(foto di Ansa)

Prove open source

Gruppi di ricerca stanno raccogliendo sul web tutti i crimini di guerra di Putin

Pietro Minto

Il lavoro di Osint: open source intelligence. Le attività dei gruppi di volontari che analizzano e verificano le prove dei crimini russi e l'andamento del conflitto

Lo Ukrainian legal advisory group (Ulag) è un gruppo fondato nel 2018 in Ucraina con l’obiettivo di raccogliere prove sui crimini di guerra compiuti dalla Russia nel paese. All’epoca erano passati quattro anni dall’invasione della Crimea e la cosiddetta “guerra ibrida” stava colpendo l’est ucraino, oltre che l’infrastruttura digitale ed elettrica della nazione.

 

Nelle ultime settimane le attività di Ulag si sono intensificate, per ovvie ragioni: l’invasione di Putin ha costretto i ricercatori del gruppo a estendere il proprio lavoro al paese intero. Non può farcela da solo, però. E’ nato così un gruppo di volontari sparsi in tutto il mondo che ha preso a cuore la raccolta, analisi e verifica delle prove dei crimini di guerra compiuti dai russi durante il conflitto. Secondo Nadia Volkova, direttrice di Ulag, “questa sarà la prima volta che delle prove raccolte in modo open source saranno usate ampiamente in Corte”.

 

Alla guida del gruppo di circa 50 persone c’è Denys Rabomizo, avvocato ucraino, che coordina un lavoro di archiviazione digitale brutale quanto essenziale.

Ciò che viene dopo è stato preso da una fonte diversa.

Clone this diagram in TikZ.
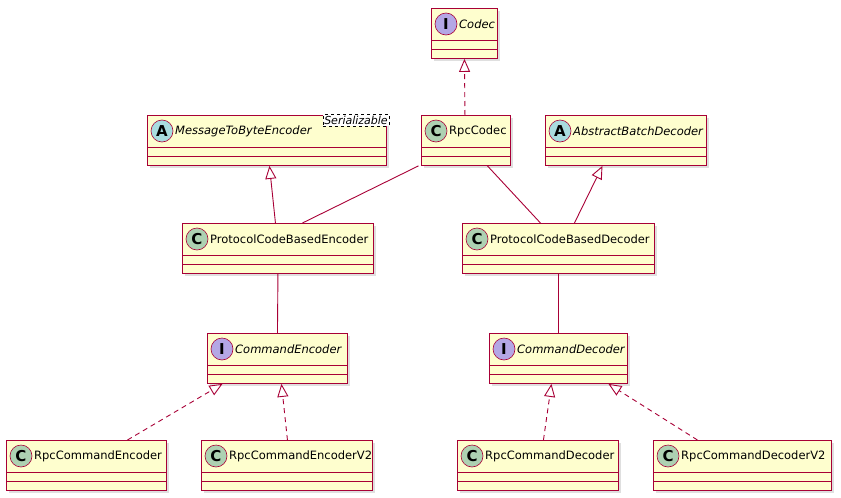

Come racconta Wired, le immagini pubblicate sui social dalle aree che sono state abbandonate dall’esercito russo, come Bucha, e che il team deve visionare e archiviare, sono spesso raccapriccianti. Il rischio che vengano perdute o cancellate è però troppo alto, visto il loro potenziale valore politico e legale. I post provenienti dai social media, infatti, sono diventati “incredibile materiale probatorio”, come ha spiegato Alex Whiting del Tribunale dell’Aia, la sede internazionale che processa questo genere di atrocità. 

 

“Bellingcat”, sito di giornalismo d’inchiesta che sta seguendo molto da vicino questo conflitto, ha anche pubblicato una guida su come scaricare e salvare le informazioni relative alle chat di Telegram, “una delle piattaforme più facilmente archiviabile”, da cui è possibile estrarre sia i contenuti (messaggi, video, foto) che i metadati (le informazioni relative ai contenuti stessi: a che ora sono state scattate, da quale dispositivo, e così via). Tutto questo, precisano quelli di Bellingcat, rende Telegram “un rischio per la privacy degli utenti ma una salvezza per i ricercatori open source”.

 

Per indagine open source si intende una ricerca “a sorgente aperta”, in cui chiunque può partecipare alla fase di raccolta, verifica o analisi delle informazioni. E’ un metodo particolare che ha acquisito sempre più valore negli ultimi anni, diventando essenziale in un conflitto come quello in corso in Ucraina, dove disinformazione e barriere tecnologiche rendono difficile la raccolta di testimonianze dal fronte. Mescolandosi alle dinamiche tipiche dei social network, questo tipo di indagine diventa, soprattutto su Twitter, una missione collettiva in cui ciascun partecipante dibatte ogni informazione, cerca conferme, confronta immagini nuove con quelle in archivio. In un mare popolato di fake news e bot, la Osint (Open source intelligence) si sta rivelando anche un notevole strumento informativo, oltre che fonte di materiale potenzialmente probatorio.

 

Particolarmente attivo, sempre su Twitter, è l’account @Osinttechnical, dedito alla raccolta di foto e video sugli attacchi russi e soprattutto alle perdite militari sofferte dagli invasori. Il suo feed è un torrente di carri armati abbandonati nel fango e video a bassa risoluzione di convogli russi colpiti dagli ucraini. La funzione dell’Osint è duplice: scandagliare il web alla ricerca di contenuti, e verificare che siano originali e provenienti dalle aree interessate (questo tipo di conferma può prevedere anche la geolocalizzazione Gps degli eventi).

 

 

L’intelligence “aperta” dell’Osint è l’altra faccia del lavoro portato avanti, ormai da anni e in modo più ufficiale, da enti come Ulag, un centro che ha scoperto in tempi non sospetti quanto le tracce digitali e “social” lasciate dagli eccidi nel Donbass fossero importanti – e labili. Perché non è sempre vero che ciò che pubblichiamo online è destinato a rimanervi per sempre: alle volte può sparire o essere cancellato, e bisogna intervenire prima che succeda.